Following the announcement of the fifteen percent reduction in the Uba cane price labourers on the Rich Fund estate asked the Sirdars or managers to intervene to raise the price. After getting no satisfaction the labourers went on strike and caused a number of minor disturbances. Due to similar strikes in Trinidad at the time the British government in Mauritius initially sought a conciliatory approach whilst the Labour Party held rallies calling for political and economic reform. By mid-August the strikes had spread to other sugar estates across the island. The government sought to negotiate with the sugar refineries to increase the price of Uba cane but a few estates refused. One of the estates that refused to increase the price, the Union-Flacq estate owned by Rajcoomar Gujadhur, became the target of arson attacks and property damage. This along with a suggestion by the police to deal with their own security lead to the stockpiling of weapons on the estate.

==Riots==
On the 13 August 1937 around 200 small planters and labourers marched towards the refinery at Union-Flacq. On their way they had overturned trucks, cut telephone wires and set fire to sugarcane fields at L’Unité. At Bel Etang they overturned tramways. Armed staff at the refinery met the demonstrators who then attempted to storm the facility where Deoranarain Gujadhur and Ramnarain Gujadhur were on duty. Fearing for their personal safety the Gujadhurs fired on the demonstrators, killing 3 labourers and wounding at least 7 more. Sookdeo Gobin, Dawood Lallmahomed and Anadoh Gowree died at the scene after being shot at the sacrum and legs. Seriously wounded labourers included Mamode Aniff Ramjan, Arjoon Narain, Abdool Azize Jeanath, Brizlall Beeharry, Sookdeo Koonjbeeharry, Pyandee Veerin and Lutchmun Sungkur. The protesters dispersed whilst setting fire to surrounding sugar cane fields. Word spread and protests lasted for an additional two weeks across the island.

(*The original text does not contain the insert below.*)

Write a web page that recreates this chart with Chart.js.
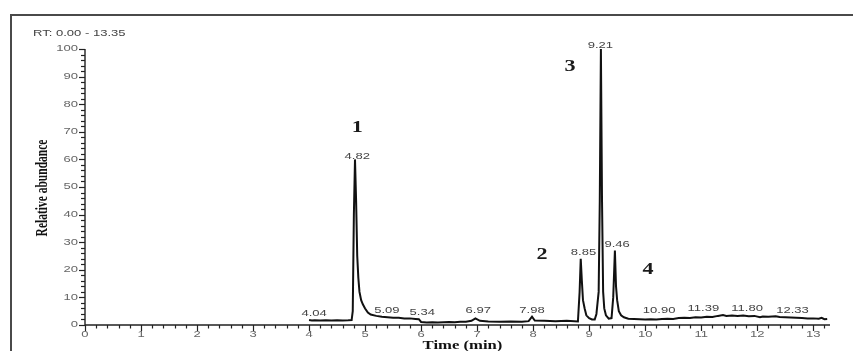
<!DOCTYPE html>
<html><head><meta charset="utf-8">
<script src="https://cdn.jsdelivr.net/npm/chart.js@4.4.0/dist/chart.umd.min.js"></script>
<style>html,body{margin:0;padding:0;background:#fff;overflow:hidden}#wrap{width:853px;height:351px;position:relative}</style>
</head><body><div id="wrap"><canvas id="c" width="853" height="351"></canvas></div>
<script>
// ---- data ----
const retentionTimes = [
  4.00,4.05,4.10,4.20,4.30,4.40,4.50,4.60,4.70,4.76,4.78,4.80,4.82,4.84,4.86,4.88,4.90,4.93,4.96,5.00,5.05,5.10,5.20,5.30,5.40,5.50,5.60,5.70,5.80,5.90,5.96,6.00,
  6.10,6.20,6.30,6.40,6.50,6.60,6.70,6.80,6.90,6.97,7.05,7.20,7.40,7.60,7.80,7.92,7.98,8.03,8.20,8.40,8.60,8.80,
  8.83,8.85,8.87,8.89,8.92,8.95,9.00,9.05,9.10,9.13,9.15,9.17,9.19,9.21,9.23,9.25,9.27,9.30,9.35,9.40,9.43,9.46,9.48,9.50,9.53,9.57,9.62,9.70,9.80,9.90,
  10.00,10.10,10.20,10.30,10.40,10.50,10.60,10.70,10.80,10.90,11.00,11.10,11.20,11.30,11.39,11.45,11.55,11.65,11.75,11.85,11.95,12.05,12.10,12.20,12.33,12.40,12.50,12.60,12.70,12.80,12.90,13.00,13.10,13.15,13.20,13.25
];
const abundance = [
  1.8,1.6,1.7,1.6,1.7,1.6,1.7,1.6,1.7,1.8,5,40,60,45,25,17,12,9,7.5,6,4.5,3.8,3.3,3.0,2.8,2.6,2.6,2.4,2.4,2.2,2.1,1.1,
  0.9,1.0,0.9,1.0,1.1,1.0,1.2,1.2,1.5,2.4,1.5,1.3,1.2,1.3,1.2,1.4,3.0,1.6,1.5,1.4,1.5,1.3,
  12,24,16,9,6,3.5,2.5,2,2,4,8,12,45,100,45,12,6,3.5,2.3,2.5,10,27,14,9,5,3.5,2.8,2.3,2.2,2.1,
  2.0,2.1,2.0,2.2,2.3,2.2,2.5,2.6,2.5,2.8,2.7,3.0,2.9,3.3,3.6,3.3,3.4,3.3,3.4,3.2,3.3,2.8,3.1,3.0,3.2,2.9,2.8,2.7,2.6,2.5,2.4,2.4,2.3,2.6,2.1,2.2
];
const xTickValues = [0,1,2,3,4,5,6,7,8,9,10,11,12,13];
const xTickLabels = ['0','1','2','3','4','5','6','7','8','9','10','11','12','13'];
const yTickValues = [0,10,20,30,40,50,60,70,80,90,100];
const yTickLabels = ['0','10','20','30','40','50','60','70','80','90','100'];
const rtRangeText = 'RT: 0.00 - 13.35';
const xTitle = 'Time (min)';
const yTitle = 'Relative abundance';
const peakLabels  = ['4.04','4.82','5.09','5.34','6.97','7.98','8.85','9.21','9.46','10.90','11.39','11.80','12.33'];
const peakLabelX  = [4.09, 4.86, 5.39, 6.02, 7.02, 7.98, 8.90, 9.20, 9.50, 10.25, 11.04, 11.82, 12.63];
const peakLabelY  = [4.0, 61.2, 5.4, 4.7, 5.1, 5.1, 26.1, 101.4, 29.0, 5.4, 5.8, 5.8, 5.4];
const compoundLabels = ['1','2','3','4'];
const compoundX = [4.86, 8.16, 8.66, 10.05];
const compoundY = [71.4, 25.4, 93.5, 19.9];

const STRETCH = 1.45;
function stretchedText(ctx, txt, x, y, font, color, align, sx) {
  ctx.save();
  ctx.font = font; ctx.fillStyle = color; ctx.textAlign = align; ctx.textBaseline = 'middle';
  ctx.translate(x, y); ctx.scale(sx, 1);
  ctx.fillText(txt, 0, 0);
  ctx.restore();
}

const decor = {
  id: 'decor',
  afterDraw(chart) {
    const ctx = chart.ctx, xs = chart.scales.x, ys = chart.scales.y;
    const a = chart.chartArea;
    const x0 = xs.getPixelForValue(0), y0 = ys.getPixelForValue(0);
    const sans = '9px "Liberation Sans", Arial, sans-serif';
    ctx.save();
    // frame
    ctx.strokeStyle = '#4a4a4a'; ctx.lineWidth = 2;
    ctx.beginPath(); ctx.moveTo(11, 351); ctx.lineTo(11, 15); ctx.lineTo(853, 15); ctx.stroke();
    // axes lines
    ctx.strokeStyle = '#222'; ctx.lineWidth = 1.4;
    ctx.beginPath(); ctx.moveTo(x0, ys.getPixelForValue(100)); ctx.lineTo(x0, y0); ctx.lineTo(a.right, y0); ctx.stroke();
    // y ticks
    ctx.lineWidth = 1.2;
    for (let v = 0; v <= 100; v += 2) {
      const p = Math.round(ys.getPixelForValue(v)) + 0.5;
      const len = (v % 10 === 0) ? 6 : 4;
      ctx.beginPath(); ctx.moveTo(x0 - len, p); ctx.lineTo(x0, p); ctx.stroke();
    }
    // x ticks
    for (let i = 0; i <= 66; i++) {
      const v = i * 0.2;
      const p = Math.round(xs.getPixelForValue(v)) + 0.5;
      const len = (i % 5 === 0) ? 6 : 3.5;
      ctx.beginPath(); ctx.moveTo(p, y0); ctx.lineTo(p, y0 + len); ctx.stroke();
    }
    // tick labels
    yTickValues.forEach((v, i) => {
      stretchedText(ctx, yTickLabels[i], x0 - 7, ys.getPixelForValue(v), sans, '#666', 'right', STRETCH);
    });
    xTickValues.forEach((v, i) => {
      stretchedText(ctx, xTickLabels[i], xs.getPixelForValue(v), y0 + 10, sans, '#666', 'center', STRETCH);
    });
    // RT text
    stretchedText(ctx, rtRangeText, 33, 34, sans, '#444', 'left', STRETCH);
    // axis titles
    stretchedText(ctx, xTitle, (xs.getPixelForValue(0) + xs.getPixelForValue(13.3)) / 2 + 5, 346, 'bold 11.5px "Liberation Serif", "Times New Roman", serif', '#111', 'center', STRETCH);
    ctx.save();
    ctx.translate(43, 188); ctx.scale(STRETCH, 1); ctx.rotate(-Math.PI / 2);
    ctx.font = 'bold 11.5px "Liberation Serif", "Times New Roman", serif'; ctx.fillStyle = '#111';
    ctx.textAlign = 'center'; ctx.textBaseline = 'middle';
    ctx.fillText(yTitle, 0, 0);
    ctx.restore();
    // peak labels
    peakLabels.forEach((t, i) => {
      stretchedText(ctx, t, xs.getPixelForValue(peakLabelX[i]), ys.getPixelForValue(peakLabelY[i]), sans, '#444', 'center', STRETCH);
    });
    // compound numbers
    compoundLabels.forEach((t, i) => {
      stretchedText(ctx, t, xs.getPixelForValue(compoundX[i]), ys.getPixelForValue(compoundY[i]), 'bold 17px "Liberation Serif", "Times New Roman", serif', '#1a1a1a', 'center', 1.3);
    });
    ctx.restore();
  }
};

new Chart(document.getElementById('c'), {
  type: 'line',
  data: {
    datasets: [{
      data: retentionTimes.map((t, i) => ({ x: t, y: abundance[i] })),
      borderColor: '#111', borderWidth: 2, pointRadius: 0, tension: 0, fill: false
    }]
  },
  options: {
    responsive: false, animation: false, devicePixelRatio: 1,
    layout: { padding: { left: 0, top: 49, right: 23, bottom: 0 } },
    plugins: { legend: { display: false }, tooltip: { enabled: false } },
    scales: {
      x: { type: 'linear', min: 0, max: 13.3,
           ticks: { display: false, stepSize: 1 }, grid: { display: false }, border: { display: false },
           afterFit: s => { s.height = 26; } },
      y: { type: 'linear', min: 0, max: 100,
           ticks: { display: false, stepSize: 10 }, grid: { display: false }, border: { display: false },
           afterFit: s => { s.width = 85; } }
    }
  },
  plugins: [decor]
});
</script>
</body></html>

==Impact on workers' rights==
Following the 1937 Uba riots the Hooper Commission of Enquiry was immediately instigated by the Government of Mauritius. During the commission's hearing Rajcoomar Gujadhur, as well as Ramnarain Gujadhur and Deonarain Gujadhur, left Mauritius onboard the British India ship SS Quiloa for Colombo and Calcutta on 24 December 1937. When the Hooper Commission published its findings the local British government repealed the ban on labour unions in 1938, created a framework for collective bargaining, and setup the Mauritian Department of Labour whilst also creating institutions to help arbitrate grievances between employers and labourers. The legalising of labour unions in addition to the other reforms also greatly enhanced labour conditions. The incident also led to the democratisation of agricultural extension and research services to small scale sugarcane farmers. Thereby increasing their access to technology and improving their long term economic standing.

About a year after the 1937 Union Flacq massacre dockers in Port Louis also went on strike in September 1938, thus crippling the island's only port and its economy. The Moody Commission of Enquiry of 1943 which was instigated following the Belle Vue Harel Massacre also highlighted the inadequate remuneration and conditions of those working in the Mauritian sugar industry.

==Impact on politics==
The deadly 1937 protest had a significant impact on the Labour Party (Mauritius) which had been formed a year earlier. The dockers' strike of September 1938 in Port Louis prompted Governor Sir Bede Clifford to declare a state of emergency. Labour Party leaders Sahadeo, Curé and Anquetil also became targets of the British colonial administration. Dr Curé was placed under house arrest, Anquetil was deported to Rodrigues and Pandit Sahadeo was placed under house arrest for almost 2 weeks. Despite Anquetil's exile and the house arrest of Sahadeo and Curé the profile of the Labour Party was greatly enhanced helping to create the conditions for it to join forces with the IFB and CAM to form the first governing alliance (Independence Party (Mauritius) of an independent Mauritius 30 years later in August 1967.

==Commemoration==
Those that died in the event were commemorated by Mauritian singer Siven Chinien in his song 1937 L'année Memorable which was released in his 1970s album Ratsitatane, Conscience Noire.